これだと日本中のあらゆる墓地の近くで怪奇現象が起こってもおかしくないことになります
序盤に説明される、かつて街の再開発計画の一環として地下商店街を作るため霊園の下を掘ったという理屈だけだとさすがに不十分で、これだけで怪奇現象を納得しろと言われても無理があります。
当然終盤にかけて秘匿されていた衝撃の事実が判明し、もう一、二ひねりくらい急展開があるのかと思いきや序盤で説明された以上の設定は出てこず、そのまま盛り上がりもせず終わるため読後は非常に浅い話だったという不満が強く残ります。

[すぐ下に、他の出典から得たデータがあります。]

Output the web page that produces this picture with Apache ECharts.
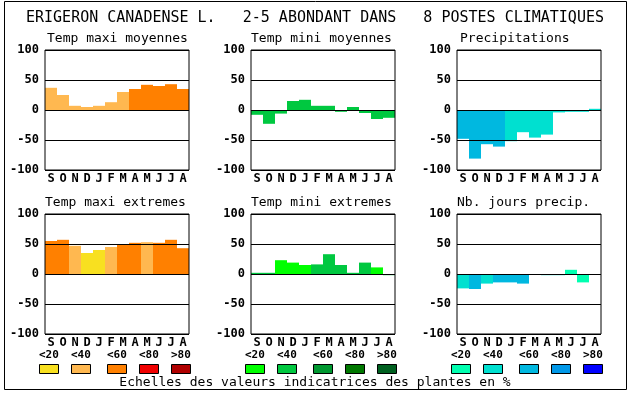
<!DOCTYPE html>
<html><head><meta charset="utf-8">
<script src="https://cdn.jsdelivr.net/npm/echarts@6/dist/echarts.min.js"></script>
<style>html,body{margin:0;padding:0;background:#fff}#c{width:630px;height:394px}</style>
</head><body><div id="c"></div>
<script>
const months = ['S','O','N','D','J','F','M','A','M','J','J','A'];
const yTicks = [-100, -50, 0, 50, 100];
const mainTitle = 'ERIGERON CANADENSE L.   2-5 ABONDANT DANS   8 POSTES CLIMATIQUES';
const panelTitles = ['Temp maxi moyennes','Temp mini moyennes','Precipitations','Temp maxi extremes','Temp mini extremes','Nb. jours precip.'];
const legendLabels = ['<20','<40','<60','<80','>80'];
const footer = 'Echelles des valeurs indicatrices des plantes en %';

const tempPalette  = ['#f8e020','#ffb850','#ff8000','#f00000','#b00000'];
const greenPalette = ['#00ff00','#00c840','#009830','#007800','#006020'];
const bluePalette  = ['#00ffb0','#00e0d0','#00b8e0','#0098e8','#0000ff'];

// values (%) per month, Sep..Aug
const tempMaxiMoy   = [37, 25, 7, 5, 7, 13, 30, 35, 42, 40, 43, 35];
const tempMiniMoy   = [-8, -23, -6, 15, 17, 7, 7, -3, 5, -5, -15, -13];
const precip        = [-48, -81, -57, -61, -52, -37, -46, -41, -4, -3, -3, 2];
const tempMaxiExt   = [55, 57, 47, 35, 40, 45, 50, 52, 53, 52, 57, 43];
const tempMiniExt   = [2, 2, 23, 19, 15, 16, 33, 15, 2, 19, 11, -2];
const nbJoursPrecip = [-24, -25, -16, -14, -14, -16, 0, -2, -2, 7, -14, -1];

// colour class (index into palette) per bar
const tempMaxiMoyCls   = [1,1,1,1,1,1,1,2,2,2,2,2];
const tempMiniMoyCls   = [1,1,1,1,1,1,1,1,1,1,1,1];
const precipCls        = [2,2,2,2,1,1,1,1,1,1,1,1];
const tempMaxiExtCls   = [2,2,1,0,0,1,2,2,1,2,2,2];
const tempMiniExtCls   = [1,1,0,0,0,1,1,1,1,1,0,1];
const nbJoursPrecipCls = [1,2,1,2,2,2,1,1,1,0,0,0];

const panels = [
  {vals: tempMaxiMoy, cls: tempMaxiMoyCls, pal: tempPalette},
  {vals: tempMiniMoy, cls: tempMiniMoyCls, pal: greenPalette},
  {vals: precip, cls: precipCls, pal: bluePalette},
  {vals: tempMaxiExt, cls: tempMaxiExtCls, pal: tempPalette},
  {vals: tempMiniExt, cls: tempMiniExtCls, pal: greenPalette},
  {vals: nbJoursPrecip, cls: nbJoursPrecipCls, pal: bluePalette}
];

const lefts = [45, 251, 457];
const tops = [50, 214];
const W = 144, H = 120;
const MONO = '"DejaVu Sans Mono", monospace';

const grid = [], xAxis = [], yAxis = [], series = [], graphic = [];
panels.forEach((p, i) => {
  const col = i % 3, row = Math.floor(i / 3);
  grid.push({left: lefts[col], top: tops[row], width: W, height: H, show: true,
    borderColor: '#000', borderWidth: 1, backgroundColor: 'transparent', z: 6});
  xAxis.push({type: 'category', gridIndex: i, data: months.map((m, k) => String(k)),
    boundaryGap: true, axisLine: {show: false}, axisTick: {show: false},
    axisLabel: {interval: 0, margin: 3, color: '#000', fontFamily: MONO, fontWeight: 'bold', fontSize: 12,
      formatter: (v, k) => months[k]}});
  yAxis.push({type: 'value', gridIndex: i, min: yTicks[0], max: yTicks[yTicks.length - 1], interval: 50, z: 6,
    axisLine: {show: false}, axisTick: {show: false},
    splitLine: {show: true, lineStyle: {color: '#000', width: 1}},
    axisLabel: {margin: 6, color: '#000', fontFamily: MONO, fontWeight: 'bold', fontSize: 12}});
  series.push({type: 'bar', xAxisIndex: i, yAxisIndex: i, barCategoryGap: '0%', silent: true, animation: false,
    data: p.vals.map((v, k) => ({value: v, itemStyle: {color: p.pal[p.cls[k]]}}))});
  graphic.push({type: 'text', left: lefts[col] + (row === 0 && col === 0 ? 2 : (row === 0 && col === 2 ? 3 : 0)),
    top: row === 0 ? 32 : 196,
    style: {text: panelTitles[i], font: '13px ' + MONO, fill: '#000'}});
});

// legend swatches & labels under row 2
const swX = [0, 32, 68, 100, 132];
const pals = [tempPalette, greenPalette, bluePalette];
for (let c = 0; c < 3; c++) {
  for (let k = 0; k < 5; k++) {
    const x = lefts[c] - 6 + swX[k];
    graphic.push({type: 'text', left: x, top: 350,
      style: {text: legendLabels[k], font: 'bold 11px ' + MONO, fill: '#000'}});
    graphic.push({type: 'rect', shape: {x: x + 0.5, y: 364.5, width: 19, height: 9},
      style: {fill: pals[c][k], stroke: '#000', lineWidth: 1}});
  }
}
graphic.push({type: 'text', left: 'center', top: 376,
  style: {text: footer, font: '13px ' + MONO, fill: '#000'}});
graphic.push({type: 'text', left: 26, top: 11,
  style: {text: mainTitle, font: '15px ' + MONO, fill: '#000'}});
graphic.push({type: 'rect', z: -1, shape: {x: 4.5, y: 1.5, width: 622, height: 388},
  style: {fill: 'none', stroke: '#000', lineWidth: 1}});

const chart = echarts.init(document.getElementById('c'), null, {renderer: 'canvas'});
chart.setOption({animation: false, grid, xAxis, yAxis, series, graphic});
</script></body></html>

それと、人物描写が記号的にならないという長所はあるものの、各々が抱える悩みがマンションの件とあまり反響し合わず、そのせいで行動を起こす際の動機を強化しないため、読み終えると結局ただ悩んでいただけなのかというモヤモヤが残ります。
全体的に設定や展開に“なぜそうなのか”、“なぜそうなるのか”という説得力が欠けているせいで、何気ない日常描写は問題なくてもここぞという場面になればなるほど細部の粗が気になり出し気持ちよく物語に身を委ねることが出来ませんでした。
最後に
ホラー小説としては及第点と言っていいほど、不気味な地下の物置や誰もいなくなったマンションに取り残される恐怖など、優れた箇所は多数あります。
夜中に読むとトイレに行けなくなるくらいは怖いです
ただ、この小説は作品内の全てに説得力が不足しており決定的に盛り上がる瞬間がありません。
例えるなら、短篇小説をムリヤリ長篇小説に引き延ばした際に起こりがちな設定だけそれっぽくそれを成立させる情報量は圧倒的に欠けている状態に近いものがあり、手放しで名作と言えるような出来ではありませんでした。